Charlene von Heyl, Crash Course (Atalante) (2016). Courtesy of Sotheby’s.

The president and chief executive officer of tech company Telus and his wife continue to deaccession at Sotheby’s. The couple was identified by the Art Detective as the sellers of a record Charlene von Heyl last month in London. This time around, they are parting with Von Heyl’s Crash Course (Atalante), estimated at $250,000 to $350,000. The couple is also selling Carol Bove’s blue stainless steel sculpture Dressing Room (2017), estimated at $400,000 to $600,000 and originally acquired from David Zwirner. 


Martinos Collection

Andy Warhol, White Disaster (White Car Crash 19 Times) (1963). Courtesy of Sotheby's.

Andy Warhol, White Disaster (White Car Crash 19 Times) (1963). Courtesy of Sotheby’s.

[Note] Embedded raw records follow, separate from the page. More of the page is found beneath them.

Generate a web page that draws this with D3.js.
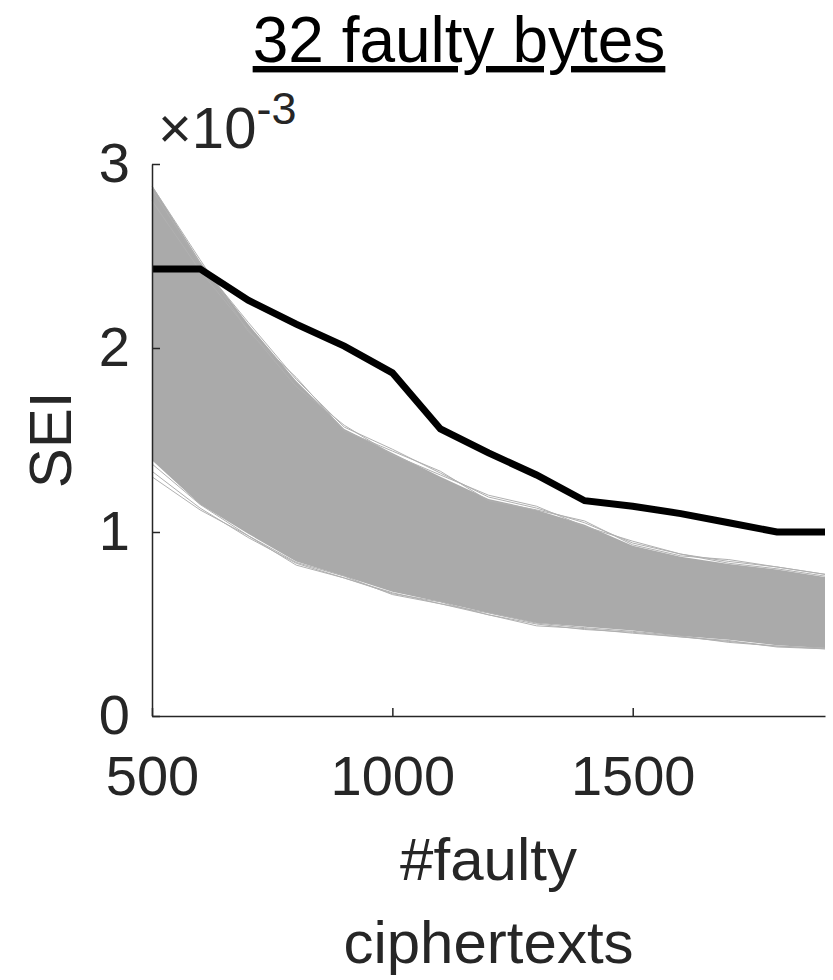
<html>
  <head>
    <script src="https://cdn.jsdelivr.net/npm/d3@7"></script>
    <style>
      body { margin: 0; background: #fff; }
      text { font-family: "Liberation Sans", Arial, sans-serif; }
    </style>
  </head>
  <body>
    <script>
      // number of faulty ciphertexts
      const nFaulty = [500, 600, 700, 800, 900, 1000, 1100, 1200, 1300, 1400, 1500, 1600, 1700, 1800, 1900];

      // SEI (x1e-3) for the correct key guess
      const seiCorrect = [2.43, 2.43, 2.26, 2.13, 2.01, 1.865, 1.56, 1.43, 1.31, 1.17, 1.14, 1.10, 1.05, 1.00, 1.00];

      // envelope of the wrong key guesses (the grey band)
      const bandUpper = [2.885, 2.47, 2.13, 1.82, 1.56, 1.43, 1.30, 1.18, 1.12, 1.04, 0.925, 0.865, 0.826, 0.796, 0.756];
      const bandLower = [1.39, 1.15, 0.99, 0.84, 0.76, 0.675, 0.62, 0.56, 0.505, 0.485, 0.465, 0.435, 0.415, 0.385, 0.37];

      // a few wrong guesses that stick out at the band edges
      const edgeGuesses = [
        [2.86, 2.46, 2.14, 1.83, 1.57, 1.45, 1.32, 1.19, 1.13, 1.05, 0.94, 0.88, 0.84, 0.81, 0.77],
        [2.80, 2.42, 2.10, 1.79, 1.58, 1.42, 1.31, 1.20, 1.14, 1.03, 0.95, 0.88, 0.83, 0.80, 0.76],
        [2.88, 2.48, 2.09, 1.84, 1.55, 1.44, 1.33, 1.17, 1.12, 1.06, 0.93, 0.87, 0.85, 0.81, 0.77],
        [1.33, 1.13, 0.97, 0.83, 0.75, 0.67, 0.61, 0.55, 0.50, 0.47, 0.455, 0.43, 0.405, 0.38, 0.365],
        [1.30, 1.12, 0.98, 0.82, 0.75, 0.665, 0.62, 0.55, 0.49, 0.475, 0.45, 0.43, 0.41, 0.375, 0.365],
        [1.37, 1.15, 0.98, 0.835, 0.76, 0.66, 0.61, 0.56, 0.505, 0.48, 0.46, 0.435, 0.40, 0.38, 0.37]
      ];

      const xTicks = [500, 1000, 1500];
      const yTicks = [0, 1, 2, 3];

      const width = 833, height = 980;
      const plotLeft = 152, plotRight = 825, plotTop = 164, plotBottom = 716;
      const axisColor = "#262626";

      const svg = d3.select("body")
          .append("svg")
          .attr("width", width)
          .attr("height", height);

      const x = d3.scaleLinear().domain([500, 1900]).range([plotLeft, plotRight]);
      const y = d3.scaleLinear().domain([0, 3]).range([plotBottom, plotTop]);

      // grey band
      const band = d3.area()
          .x((d, i) => x(nFaulty[i]))
          .y0((d, i) => y(bandLower[i]))
          .y1(d => y(d));

      svg.append("path")
          .datum(bandUpper)
          .attr("fill", "#aaaaaa")
          .attr("d", band);

      const line = d3.line()
          .x((d, i) => x(nFaulty[i]))
          .y(d => y(d));

      svg.selectAll(".guess")
          .data(edgeGuesses)
          .join("path")
          .attr("class", "guess")
          .attr("fill", "none")
          .attr("stroke", "#b0b0b0")
          .attr("stroke-width", 1)
          .attr("d", line);

      // correct key
      svg.append("path")
          .datum(seiCorrect)
          .attr("fill", "none")
          .attr("stroke", "#000")
          .attr("stroke-width", 7)
          .attr("d", line);

      // axes
      const yAxis = svg.append("g")
          .attr("transform", `translate(${plotLeft},0)`)
          .call(d3.axisLeft(y).tickValues(yTicks).tickFormat(d3.format("d"))
            .tickSizeInner(-8).tickSizeOuter(0).tickPadding(22));

      const xAxis = svg.append("g")
          .attr("transform", `translate(0,${plotBottom})`)
          .call(d3.axisBottom(x).tickValues(xTicks).tickFormat(d3.format("d"))
            .tickSizeInner(-8).tickSizeOuter(0).tickPadding(39));

      [yAxis, xAxis].forEach(g => {
        g.select(".domain").attr("stroke", axisColor).attr("stroke-width", 1.5);
        g.selectAll(".tick line").attr("stroke", axisColor).attr("stroke-width", 1.5);
        g.selectAll(".tick text")
          .attr("fill", axisColor)
          .style("font-size", "56px");
      });

      // exponent label
      const expo = svg.append("text")
          .attr("x", 158)
          .attr("y", 148)
          .attr("fill", axisColor)
          .style("font-size", "58px");
      expo.append("tspan").text("\u00d710");
      expo.append("tspan")
          .attr("dy", -24)
          .style("font-size", "45px")
          .text("-3");

      // y label
      svg.append("text")
          .attr("transform", `translate(71,${(plotTop + plotBottom) / 2}) rotate(-90)`)
          .attr("text-anchor", "middle")
          .attr("fill", axisColor)
          .style("font-size", "60px")
          .text("SEI");

      // x label, two lines
      const xLabel = svg.append("text")
          .attr("text-anchor", "middle")
          .attr("fill", axisColor)
          .style("font-size", "60px");
      xLabel.append("tspan").attr("x", (plotLeft + plotRight) / 2).attr("y", 880).text("#faulty");
      xLabel.append("tspan").attr("x", (plotLeft + plotRight) / 2).attr("y", 963).text("ciphertexts");

      // title
      svg.append("text")
          .attr("x", 459)
          .attr("y", 62)
          .attr("text-anchor", "middle")
          .attr("fill", "#000")
          .attr("text-decoration", "underline")
          .style("font-size", "64px")
          .text("32 faulty bytes");
    </script>
  </body>
</html>
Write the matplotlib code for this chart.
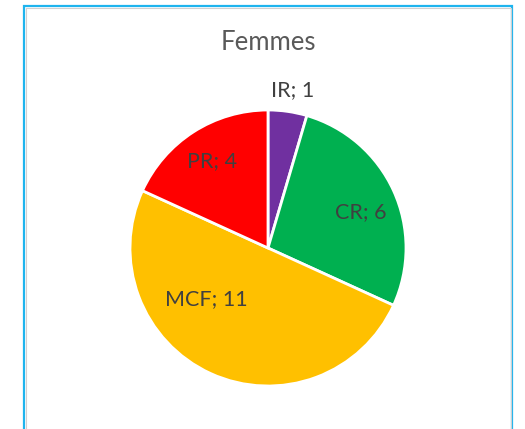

The biggest Warhol of the season, White Disaster [White Car Crash 19 Times], is 12 feet tall and estimated at $80 million. A late arrival to the November lineup, the 1963 silkscreen is shrouded in mystery. The current owner bought it through Thomas Ammann Fine Art AG in 1996. Some market-watchers have linked the piece to the Martinos shipping family, which is known for their Warhol holdings and close ties to Doris Ammann. The work has been included in museum exhibitions such as the 1998–2000 Guggenheim survey “Andy Warhol: A Factory” and the Art Gallery of Ontario’s show of Warhol’s death and disaster series in 2005–6. It doesn’t have a guarantee, which usually indicates that the seller has negotiated an “enhanced hammer” deal, pocketing part of the auction house’s commission. 

 Tony Shafrazi

Keith Haring, Untitled (1987). Courtesy of Sotheby's.

Keith Haring, Untitled (1987). Courtesy of Sotheby’s.

Art dealer Tony Shafrazi is selling works by Basquiat, Keith Haring, and Christopher Wool. All three are guaranteed and backed by irrevocable bids. Haring’s untitled 1987 work—a burst of yellow and blue—is estimated at $3 million to $4 million. Shafrazi bought it in 1995. Basquiat’s untitled white-on-black silkscreen on canvas comes in an edition of 10 with two artist proofs; it’s estimated at $2.5 million to $3.5 million. The same estimate is assigned to Wool’s untitled abstract black-on-white silkscreen from 2000.